En fin, como te comentaron antes, Nakamichi fue muy bueno en su tiempo, desconozco como está ahora. Buscate el service manual, ahi vas a tener mas info.

Saludos!


----------



## Dr. Zoidberg (Feb 6, 2012)

Si juanma, pero seamos realistas: En la actualidad los amplificadores de audio son un tema conocido y cocinado desde hace muchos años, y los avances de la tecnología ha hecho factible tener una excelente calidad de audio en un chip de 4 dólares, al que le sumás algunos componentes pasivos y sacás 50W de pico con menos del 0.1% de THD+N. Eso permite bajar los costos, lograr equipos muy buenos y reducir los costos de mantenimiento....todas cosas muy válidas en un mercado muy competitivo.
Yo sé que es 100% factible lograr/armar/vender un ampli como el de Self con una THD por debajo del piso de ruido del sistema y con su diseño extremadamente refinado...pero los ajustes para lograr esa performance requieren un equipamiento DPM y no son lo mas conveniente para una línea de producción en serie. Sin embargo, haciendo un ampli con el TDA7293/4 o el LM3886 (o alguno de sus parientes) podés lograr un ampli de calidad comparable (o superior) - acústicamente hablando - a los mejores amplis vintage o hi-end...que fueron muy buenos en su tiempo, pero eso fué hace 30 años .
Ojo que no estoy en contra de lo vintage (tengo un sintonizador AM/FM y un deck de carga frontal de esa época), pero te garantizo que ningún ampli de esa época es "mejor" que uno actual con CI (claro, de potencias comparables), ni tienen las protecciones, prestaciones ni el costo de los actuales.
Dos mangos aparte son la melancolía, los recuerdos y todos esos sentimientos que tan importantes son para los humanos y que le ponen valor a estas cosas... pero técnicamente hablando .


----------



## juanma (Feb 6, 2012)

Totalmente de acuerdo, fijate que no hable de amplificadores integrados (STK, LM, TDA, etc). Ese es otro tema. Realmente, por lo que poco que cuestan, y por su desempeño, son una excelente opción y como decis, los chips pueden estar mejor que algunos amplis de esos años.

Hablaba especificamente de los diseños discretos actuales. Con ver el esquema de esos amplificadores, están muy lejos de los amplificadores discretos de los 80-90s. Linearizar antes de realimentar? olvidate. Salida CFP? Olvidate. Casi siempre menciono a Self por el hecho de ser un amplificador conocido, y que en el libro lo explica detalladamente, pero tranquilamente podemos poner otro (P3-A, End Millenium, o alguno posteado aca, bien diseñado).

Por cierto, la admiración que tengo de amplificadores del 80-90 viene solamente de ver la estética y los service manual. Todavia no he escuchado ninguno jaja.

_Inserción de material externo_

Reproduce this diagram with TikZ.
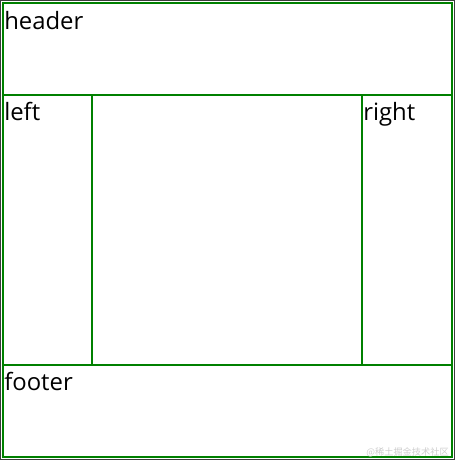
\documentclass[tikz,border=0pt]{standalone}
\usepackage{fontspec}
\setmainfont{Open Sans}
\newfontfamily\cjk{Noto Sans CJK SC}
\definecolor{boxgreen}{RGB}{0,128,0}
\definecolor{frame}{RGB}{60,60,60}
\definecolor{wm}{RGB}{205,205,205}
\begin{document}
\begin{tikzpicture}[x=0.75pt,y=-0.75pt,
  region/.style={draw=boxgreen,line width=1.5pt,inner sep=0pt,outer sep=0pt},
  lbl/.style={anchor=base west,inner sep=0pt,font=\fontsize{17.9pt}{20pt}\selectfont}]
\useasboundingbox (0,0) rectangle (455,460);
\fill[white] (0,0) rectangle (455,460);
\draw[frame,line width=0.75pt] (0.5,0.5) rectangle (454.5,459.5);
\draw[region] (2.5,3) rectangle (451.5,456.5);
\coordinate (hl) at (2.5,95);
\coordinate (hr) at (451.5,95);
\coordinate (fl) at (2.5,365);
\coordinate (fr) at (451.5,365);
\coordinate (lt) at (92,95);
\coordinate (lb) at (92,365);
\coordinate (rt) at (362,95);
\coordinate (rb) at (362,365);
\draw[region] (hl) -- (hr);
\draw[region] (fl) -- (fr);
\draw[region] (lt) -- (lb);
\draw[region] (rt) -- (rb);
\node[lbl] (header) at (4,30) {header};
\node[lbl] (left) at (4,120) {left};
\node[lbl] (right) at (363,120) {right};
\node[lbl] (footer) at (4,390) {footer};
\node[anchor=base east,inner sep=0pt,text=wm,font=\cjk\fontsize{6.9pt}{8pt}\selectfont] (wmark) at (449,455) {@稀土掘金技术社区};
\end{tikzpicture}
\end{document}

Técnicamente hablando, es cuestión de comparar, un LM3886 no creo que esté a la altura de un Accuphase, con su MSC. Leia sobre un Technics, con Super Class AA, y mostraba la salida de ese ampli con un burst tone, pero con un parlante, no una carga resistiva. Es muy interesante para analizarlo. Iba a abrir un post sobre eso mas tarde, para debatirlo y sacar algunas conclusiones. Date una vuelta después.

Saludos!


----------



## Dr. Zoidberg (Feb 6, 2012)

juanma dijo:


> Por cierto, la admiración que tengo de amplificadores del 80-90 viene solamente de ver la estética y los service manual. Todavia no he escuchado ninguno jaja.


En "sonido" no vas a escuchar mucha diferencia con uno actual con respuesta plana (sin las ecualizaciones malditas esas que ponen algunos). Ahora, la parte estética es tal como decís, una verdadera belleza... recuerdo de una época donde un frente de aluminio no significaba "HiEnd"  y cualquier hijo de vecino podía comprarlo...



juanma dijo:


> Técnicamente hablando, es cuestión de comparar, un LM3886 no creo que esté a la altura de un Accuphase, con su MSC. Leia sobre un Technics, con Super Class AA, y mostraba la salida de ese ampli con un burst tone, pero con un parlante, no una carga resistiva. Es muy interesante para analizarlo. Iba a abrir un post sobre eso mas tarde, para debatirlo y sacar algunas conclusiones. Date una vuelta después.


OK, dale


----------



## hacktek (Feb 6, 2012)

Genial, me eh entretenido leyendo muy interesante, si mal no comprendi en el fondo los equipos de antaño , si bien tiene una excelente calidad no es inigualable en la actualidad, seria mas como equipos para coleccionistas mas que nada por la conotacion que tubo en su epoca.


----------



## SERGIOD (Feb 6, 2012)

una consulta podrían clonarse esas placas 
teniendo en cuenta si se podría encontrar materiales para su construcción


----------